Albany Devils Set Tone For New Jersey’s Future

Perhaps the only disappointment with the Albany Devils season is that it ended too early. Yes, ultimately 29 teams endure this feeling at the end of the year but there’s one caveat which stands out. With all due respect to the Hershey Bears and their fine Atlantic Division winning campaign, the A-Devils and Toronto Marlies should have met in the Eastern Conference Finals and not the second round. Given the new American Hockey League playoff format, which like the NHL bizarrely doesn’t re-seed, the team with the second most points and third highest winning percentage in the league goes home after the second round.

Perhaps that would’ve only delayed the inevitable against a historically impressive Marlies squad but the Devils skated toe to toe with Toronto, losing by a goal on the road in Game 7 and have nothing to hang their heads about.

From here, the thoughts turn from the what-ifs to the big picture items. How does the future set up with the parent club in New Jersey? Which players raised their stock and which ones are ready for prime time at the next level? How much does winning at the AHL level foster a new bond and culture of winning with the NHL club, among these players who’ve done it together? Who will be back in Albany and how does the pipeline look next year? Will the excitement of new playoff rivalries and May hockey restore pride and boost attendance in Albany in the near and distant future?

On the current New Jersey roster, there’s seven forwards who are unrestricted free agents and five who are restricted free agents, while on defense there’s two unrestricted free agents and one restricted free agent. Hence there will be plenty of spots available and much competition come training camp in September.

In addition to those sent down for the Calder Cup playoffs (Damon Severson, Reid Boucher, Pavel Zacha, Joseph Blandisi, etc.), one would imagine the likes of Seth Helgeson and Vojtech Mozik would move up on the depth chart and wind up in New Jersey’s blue-line plans. At forward, the same could be said of players like Nick Lappin, Matt Lorito, Blake Pietila, Graham Black and Ben Thomson. That’s not even mentioning Miles Wood and Steven Santini.

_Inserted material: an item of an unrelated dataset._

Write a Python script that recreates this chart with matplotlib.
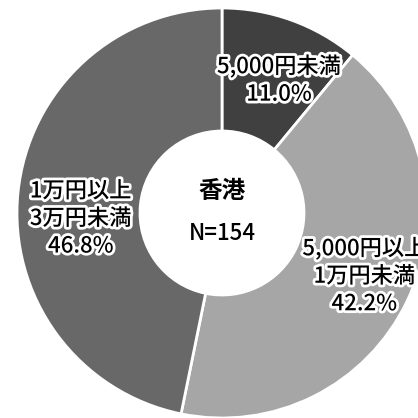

Also intriguing is the goaltending situation, where the organization has a welcome problem of deciding to move up Scott Wedgewood or move one of their abundance of netminders for some scoring punch, with Ken Appleby and Mackenzie Blackwood moving up a notch.

As far as the Albany roster is concerned, goalie Yann Danis, forwards Jim O’Brien, Mike Sislo, Brian O’Neill, Pierre-Luc Letourneau-Leblond and defensemen Marc-Andre Gragnani, Dan Kelly and Brandon Burlon are all unrestricted free agents. In addition, blueliners Raman Hrabarenka and Reece Scarlett are restricted free agents.

Obviously October is a long way off, with trades, signings and New Jersey’s roster notwithstanding, players under contract or who could possible find themselves at Albany next season include John Quenneville, Ryan Kujawinski, Blake Coleman, Zacha, Wood, Blandisi, Santini, Blackwood, Appleby, Wedgewood, Black, Thomson, Paul Thompson, Rod Pelley, Lappin, Corbin McPherson and Josh Jacobs.

Needless to say, general manager Ray Shero and head coach John Hynes will have some interesting moves to make this summer. But thanks to a rebirth of the farm system, there is no shortage of options.